Maura Weaver - Strange Devotion (Cover Artwork)
Staff Pick

Maura Weaver

Strange Devotion (2025)

Feel It Records


Well, for one thing, Maura Weaver’s new album has a little bit of honky tonk sprinkled throughout. “Museum Glass” has a slide guitar that sounds like it was jacked from Grahm Parsons. “Cool Imagination” sounds like one of the Rolling Stones tracks where they pretend they are cowboys. In the vein of June Carter and Dolly and Hank Williams, Weaver is able to pull true soul and weepiness from the instrument and melody and achieves that sort of wistful transcendence which is what makes country so great, when it is great. But, there’s the trick. Strange Devotion ISN’T a country album. It’s a Maura album wherein she welds a number of styles- Elliot smith indie rock, post-punk, balladry, country- into an ethereal mist.

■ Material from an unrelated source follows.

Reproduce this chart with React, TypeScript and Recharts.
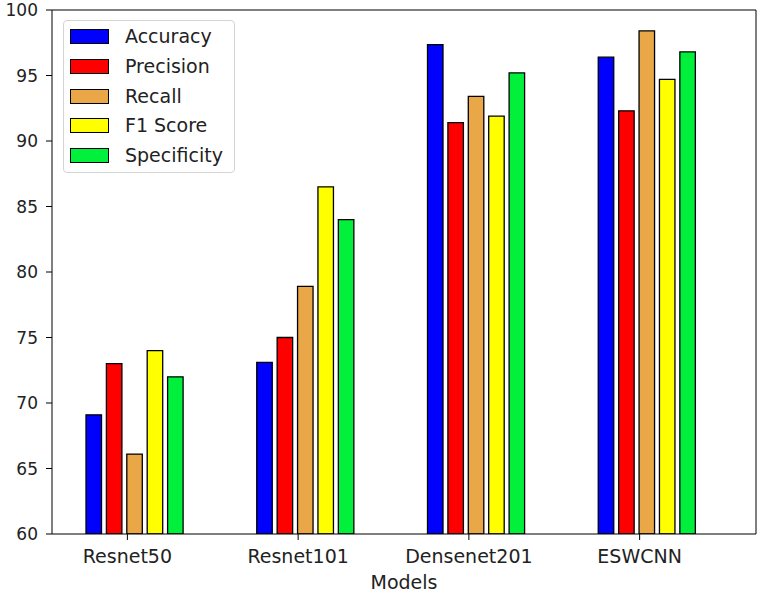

Throughout the record, Weaver rises and vanishes into the rich mix here. And this is Weaver’s richest sounding album to date. There are soaring guitars, crashing drums, robo-synths, and everything in between so the record sounds huge, but also intimate, No doubt that’s due to Weaver’s reflective lyrics. “Prince,” which does indeed have Sheila E type popping drums, has Weaver calling out “If you want, you got me / just lay it all on me / you’ve got a way of making me feel no pain.” Is this about a special someone or heroin or something else? I don’t know and I don’t care- that is, this album, despite being personal let’s you bend it to your whims.

There is a bit of fun trickery here. The aforementioned “Prince” has deep references to David Lynch. “Do nothing” has cracking and buzzing synths that sound like they are breaking, giving the tune a sort of Bauhaus spookiness in the background. It’s creepy and gentle- no easy feat.

Indeed, at the end, Weaver goes full on shock power. “Back home” talks about someone breaking into her house while she’s there. She balances a cold terror with the space-prairie ringing of her guitar. And, I should mention how great of a guitar player Weaver is. Like the country greats, and I don’t want to overstate the slight country spark hear don this record, she’s able to plink out just the right note at just the right spot and let it hang. That’s, she’s not a guitar player, she’s a musician. And that’s what locks this entire record together. It ebbs and flows as a singular piece, tapping on certain touchstones without resting there. It’s big, it’s deep, it’s puzzling, and it’s a uniquely strange and comforting Maura Weaver records.